▸ **SHORT TASK**
Return the material exactly as supplied, apart from the pictures, which are omitted.

* begin RECORDED DATA *

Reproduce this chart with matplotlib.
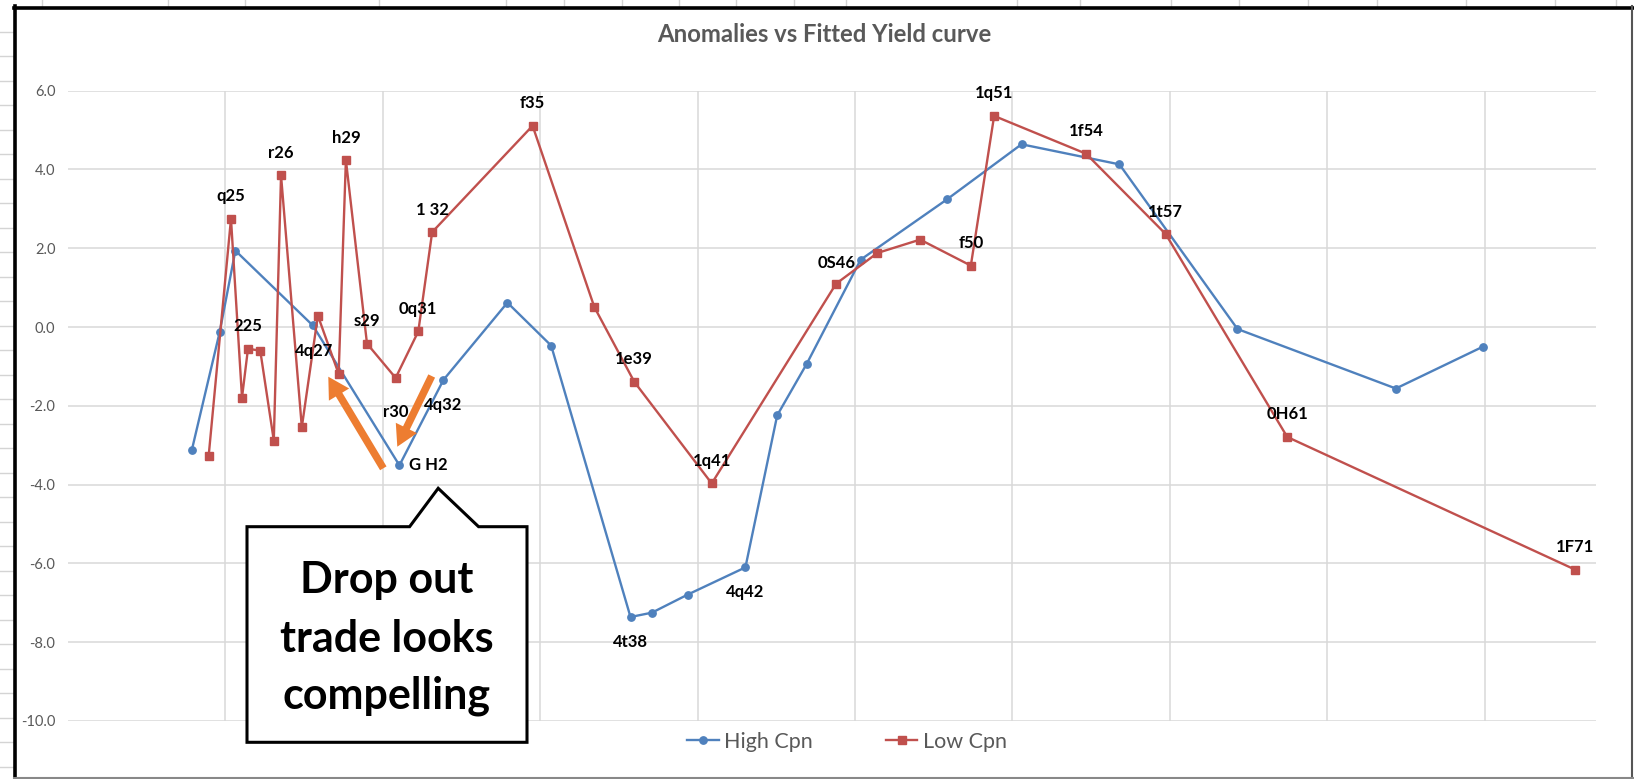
import matplotlib
matplotlib.use("Agg")
import matplotlib.pyplot as plt
from matplotlib.transforms import Affine2D
from matplotlib.patches import FancyArrowPatch, Polygon
from matplotlib.lines import Line2D

# ---------------- data ----------------
TITLE = "Anomalies vs Fitted Yield curve"
series_names = ["High Cpn", "Low Cpn"]

high_x = [3.94, 4.82, 5.32, 7.78, 10.53, 11.93, 13.96, 15.35, 17.87, 18.55, 19.69,
          21.52, 22.53, 23.47, 25.18, 27.92, 30.29, 33.40, 37.15, 42.18, 44.94]
high_y = [-3.11, -0.13, 1.94, 0.04, -3.51, -1.34, 0.62, -0.47, -7.36, -7.25, -6.79,
          -6.10, -2.24, -0.93, 1.71, 3.24, 4.64, 4.13, -0.05, -1.56, -0.50]
high_labels = ["", "", "", "", "G H2", "4q32", "", "", "4t38", "", "",
               "4q42", "", "", "0S46", "", "", "", "", "", ""]

low_x = [4.47, 5.18, 5.53, 5.72, 6.11, 6.54, 6.77, 7.43, 7.94, 8.60, 8.83, 9.50,
         10.41, 11.13, 11.57, 14.76, 16.72, 17.99, 20.45, 24.40, 25.71, 27.07,
         28.68, 29.42, 32.34, 34.87, 38.73, 47.88]
low_y = [-3.28, 2.75, -1.79, -0.55, -0.60, -2.88, 3.85, -2.54, 0.29, -1.19, 4.24, -0.42,
         -1.29, -0.11, 2.41, 5.11, 0.51, -1.39, -3.97, 1.10, 1.88, 2.22,
         1.56, 5.36, 4.40, 2.36, -2.79, -6.16]
low_labels = ["", "q25", "", "225", "", "", "r26", "", "4q27", "", "h29", "s29",
              "r30", "0q31", "1 32", "f35", "", "1e39", "1q41", "", "", "",
              "f50", "1q51", "1f54", "1t57", "0H61", "1F71"]

y_ticks = [-10, -8, -6, -4, -2, 0, 2, 4, 6]
x_grid = [5, 10, 15, 20, 25, 30, 35, 40, 45]
callout_lines = ["Drop out", "trade looks", "compelling"]

# ---------------- style ----------------
plt.rcParams['font.family'] = ['Lato', 'DejaVu Sans']
W, H = 1634, 779
BLUE, RED, ORANGE, GREY = '#4F81BD', '#C0504D', '#ED7D31', '#595959'

fig = plt.figure(figsize=(W / 100, H / 100), dpi=100)
fig.patch.set_facecolor('white')
T = Affine2D().scale(1 / W, -1 / H).translate(0, 1) + fig.transFigure  # top-left pixel coords

ax = fig.add_axes([67.9 / W, 1 - 721 / H, (1596.4 - 67.9) / W, (721 - 90.7) / H])
ax.set_xlim(0, 48.55)
ax.set_ylim(-10, 6)
ax.set_xticks(x_grid)
ax.set_xticklabels([])
ax.set_yticks(y_ticks)
ax.set_yticklabels([f"{v:.1f}" for v in y_ticks], color=GREY, fontsize=10.5)
ax.tick_params(length=0, pad=9)
ax.grid(True, color='#D9D9D9', lw=1.1)
ax.set_axisbelow(True)
for s in ax.spines.values():
    s.set_visible(False)

ax.plot(high_x, high_y, color=BLUE, lw=1.7, marker='o', ms=5.3, zorder=3,
        label=series_names[0])
ax.plot(low_x, low_y, color=RED, lw=1.7, marker='s', ms=5.8, zorder=4,
        label=series_names[1])

# label placements (pixel offsets)
special = {
    "4q27": (-4, -35, 'center'),
    "r30": (0, -34, 'center'),
    "4q32": (0, -25, 'center'),
    "4t38": (0, -25, 'center'),
    "4q42": (0, -25, 'center'),
    "G H2": (10, 0, 'left'),
    "0S46": (-5, -3, 'right'),
}


def put_labels(xs, ys, labels):
    for x, y, t in zip(xs, ys, labels):
        if not t:
            continue
        dx, dy, ha = special.get(t, (0, 22.5, 'center'))
        ax.annotate(t, (x, y), xytext=(dx, dy), textcoords='offset pixels',
                    ha=ha, va='center', fontsize=12, fontweight='bold',
                    color='black', zorder=6, annotation_clip=False)


put_labels(high_x, high_y, high_labels)
put_labels(low_x, low_y, low_labels)

leg = ax.legend(loc='center', bbox_to_anchor=(847 / W, 1 - 741.7 / H),
                bbox_transform=fig.transFigure, ncol=2, frameon=False, fontsize=15.5,
                handlelength=1.45, handletextpad=0.25, columnspacing=3.4,
                labelcolor=GREY)

fig.text(824.5 / W, 1 - 35 / H, TITLE, ha='center', va='center', fontsize=17.2,
         fontweight='bold', color=GREY)

# ---------------- callout ----------------
box = [(247, 526.7), (409.6, 526.7), (438.2, 488.3), (478.6, 526.7),
       (527, 526.7), (527, 742.3), (247, 742.3)]
fig.add_artist(Polygon(box, closed=True, transform=T, facecolor='white',
                       edgecolor='black', lw=2.2, zorder=5))
for s, yb in zip(callout_lines, [593.3, 651.7, 708.3]):
    fig.text(387, yb, s, transform=T, ha='center', va='baseline', fontsize=31,
             fontweight='bold', color='black', zorder=6)

for a, b in [((383.3, 468.3), (328.3, 376.7)), ((431.7, 376.0), (397.3, 446.7))]:
    fig.add_artist(FancyArrowPatch(a, b, transform=T, mutation_scale=1,
                                   arrowstyle='simple,head_length=15,head_width=17,tail_width=5.4',
                                   color=ORANGE, lw=0, shrinkA=0, shrinkB=0, zorder=7))

# ---------------- spreadsheet frame ----------------
for xc in [42, 168, 245, 379, 506, 564, 622, 679, 736, 794, 846, 1017, 1080,
           1171, 1239, 1308, 1377, 1466, 1555, 1616]:
    fig.add_artist(Line2D([xc, xc], [0, 6], transform=T, color='#D4D4D4', lw=1))
yr = 31.7
while yr < H:
    fig.add_artist(Line2D([0, 13], [yr, yr], transform=T, color='#D4D4D4', lw=1))
    yr += 24.5
fig.add_artist(Line2D([15.3, 15.3], [6.5, 779], transform=T, color='black', lw=2.6))
fig.add_artist(Line2D([14, 1633], [7.7, 7.7], transform=T, color='black', lw=2.6))
fig.add_artist(Line2D([1632.5, 1632.5], [6.5, 779], transform=T, color='#555555', lw=1.5))
fig.add_artist(Line2D([14, 1634], [778, 778], transform=T, color='#888888', lw=1.5))

fig.savefig("out.png", dpi=100, facecolor='white')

* end RECORDED DATA *

▸ **TASK RESULT**
Reproduce this chart with matplotlib.
import matplotlib
matplotlib.use("Agg")
import matplotlib.pyplot as plt
from matplotlib.transforms import Affine2D
from matplotlib.patches import FancyArrowPatch, Polygon
from matplotlib.lines import Line2D

# ---------------- data ----------------
TITLE = "Anomalies vs Fitted Yield curve"
series_names = ["High Cpn", "Low Cpn"]

high_x = [3.94, 4.82, 5.32, 7.78, 10.53, 11.93, 13.96, 15.35, 17.87, 18.55, 19.69,
          21.52, 22.53, 23.47, 25.18, 27.92, 30.29, 33.40, 37.15, 42.18, 44.94]
high_y = [-3.11, -0.13, 1.94, 0.04, -3.51, -1.34, 0.62, -0.47, -7.36, -7.25, -6.79,
          -6.10, -2.24, -0.93, 1.71, 3.24, 4.64, 4.13, -0.05, -1.56, -0.50]
high_labels = ["", "", "", "", "G H2", "4q32", "", "", "4t38", "", "",
               "4q42", "", "", "0S46", "", "", "", "", "", ""]

low_x = [4.47, 5.18, 5.53, 5.72, 6.11, 6.54, 6.77, 7.43, 7.94, 8.60, 8.83, 9.50,
         10.41, 11.13, 11.57, 14.76, 16.72, 17.99, 20.45, 24.40, 25.71, 27.07,
         28.68, 29.42, 32.34, 34.87, 38.73, 47.88]
low_y = [-3.28, 2.75, -1.79, -0.55, -0.60, -2.88, 3.85, -2.54, 0.29, -1.19, 4.24, -0.42,
         -1.29, -0.11, 2.41, 5.11, 0.51, -1.39, -3.97, 1.10, 1.88, 2.22,
         1.56, 5.36, 4.40, 2.36, -2.79, -6.16]
low_labels = ["", "q25", "", "225", "", "", "r26", "", "4q27", "", "h29", "s29",
              "r30", "0q31", "1 32", "f35", "", "1e39", "1q41", "", "", "",
              "f50", "1q51", "1f54", "1t57", "0H61", "1F71"]

y_ticks = [-10, -8, -6, -4, -2, 0, 2, 4, 6]
x_grid = [5, 10, 15, 20, 25, 30, 35, 40, 45]
callout_lines = ["Drop out", "trade looks", "compelling"]

# ---------------- style ----------------
plt.rcParams['font.family'] = ['Lato', 'DejaVu Sans']
W, H = 1634, 779
BLUE, RED, ORANGE, GREY = '#4F81BD', '#C0504D', '#ED7D31', '#595959'

fig = plt.figure(figsize=(W / 100, H / 100), dpi=100)
fig.patch.set_facecolor('white')
T = Affine2D().scale(1 / W, -1 / H).translate(0, 1) + fig.transFigure  # top-left pixel coords

ax = fig.add_axes([67.9 / W, 1 - 721 / H, (1596.4 - 67.9) / W, (721 - 90.7) / H])
ax.set_xlim(0, 48.55)
ax.set_ylim(-10, 6)
ax.set_xticks(x_grid)
ax.set_xticklabels([])
ax.set_yticks(y_ticks)
ax.set_yticklabels([f"{v:.1f}" for v in y_ticks], color=GREY, fontsize=10.5)
ax.tick_params(length=0, pad=9)
ax.grid(True, color='#D9D9D9', lw=1.1)
ax.set_axisbelow(True)
for s in ax.spines.values():
    s.set_visible(False)

ax.plot(high_x, high_y, color=BLUE, lw=1.7, marker='o', ms=5.3, zorder=3,
        label=series_names[0])
ax.plot(low_x, low_y, color=RED, lw=1.7, marker='s', ms=5.8, zorder=4,
        label=series_names[1])

# label placements (pixel offsets)
special = {
    "4q27": (-4, -35, 'center'),
    "r30": (0, -34, 'center'),
    "4q32": (0, -25, 'center'),
    "4t38": (0, -25, 'center'),
    "4q42": (0, -25, 'center'),
    "G H2": (10, 0, 'left'),
    "0S46": (-5, -3, 'right'),
}


def put_labels(xs, ys, labels):
    for x, y, t in zip(xs, ys, labels):
        if not t:
            continue
        dx, dy, ha = special.get(t, (0, 22.5, 'center'))
        ax.annotate(t, (x, y), xytext=(dx, dy), textcoords='offset pixels',
                    ha=ha, va='center', fontsize=12, fontweight='bold',
                    color='black', zorder=6, annotation_clip=False)


put_labels(high_x, high_y, high_labels)
put_labels(low_x, low_y, low_labels)

leg = ax.legend(loc='center', bbox_to_anchor=(847 / W, 1 - 741.7 / H),
                bbox_transform=fig.transFigure, ncol=2, frameon=False, fontsize=15.5,
                handlelength=1.45, handletextpad=0.25, columnspacing=3.4,
                labelcolor=GREY)

fig.text(824.5 / W, 1 - 35 / H, TITLE, ha='center', va='center', fontsize=17.2,
         fontweight='bold', color=GREY)

# ---------------- callout ----------------
box = [(247, 526.7), (409.6, 526.7), (438.2, 488.3), (478.6, 526.7),
       (527, 526.7), (527, 742.3), (247, 742.3)]
fig.add_artist(Polygon(box, closed=True, transform=T, facecolor='white',
                       edgecolor='black', lw=2.2, zorder=5))
for s, yb in zip(callout_lines, [593.3, 651.7, 708.3]):
    fig.text(387, yb, s, transform=T, ha='center', va='baseline', fontsize=31,
             fontweight='bold', color='black', zorder=6)

for a, b in [((383.3, 468.3), (328.3, 376.7)), ((431.7, 376.0), (397.3, 446.7))]:
    fig.add_artist(FancyArrowPatch(a, b, transform=T, mutation_scale=1,
                                   arrowstyle='simple,head_length=15,head_width=17,tail_width=5.4',
                                   color=ORANGE, lw=0, shrinkA=0, shrinkB=0, zorder=7))

# ---------------- spreadsheet frame ----------------
for xc in [42, 168, 245, 379, 506, 564, 622, 679, 736, 794, 846, 1017, 1080,
           1171, 1239, 1308, 1377, 1466, 1555, 1616]:
    fig.add_artist(Line2D([xc, xc], [0, 6], transform=T, color='#D4D4D4', lw=1))
yr = 31.7
while yr < H:
    fig.add_artist(Line2D([0, 13], [yr, yr], transform=T, color='#D4D4D4', lw=1))
    yr += 24.5
fig.add_artist(Line2D([15.3, 15.3], [6.5, 779], transform=T, color='black', lw=2.6))
fig.add_artist(Line2D([14, 1633], [7.7, 7.7], transform=T, color='black', lw=2.6))
fig.add_artist(Line2D([1632.5, 1632.5], [6.5, 779], transform=T, color='#555555', lw=1.5))
fig.add_artist(Line2D([14, 1634], [778, 778], transform=T, color='#888888', lw=1.5))

fig.savefig("out.png", dpi=100, facecolor='white')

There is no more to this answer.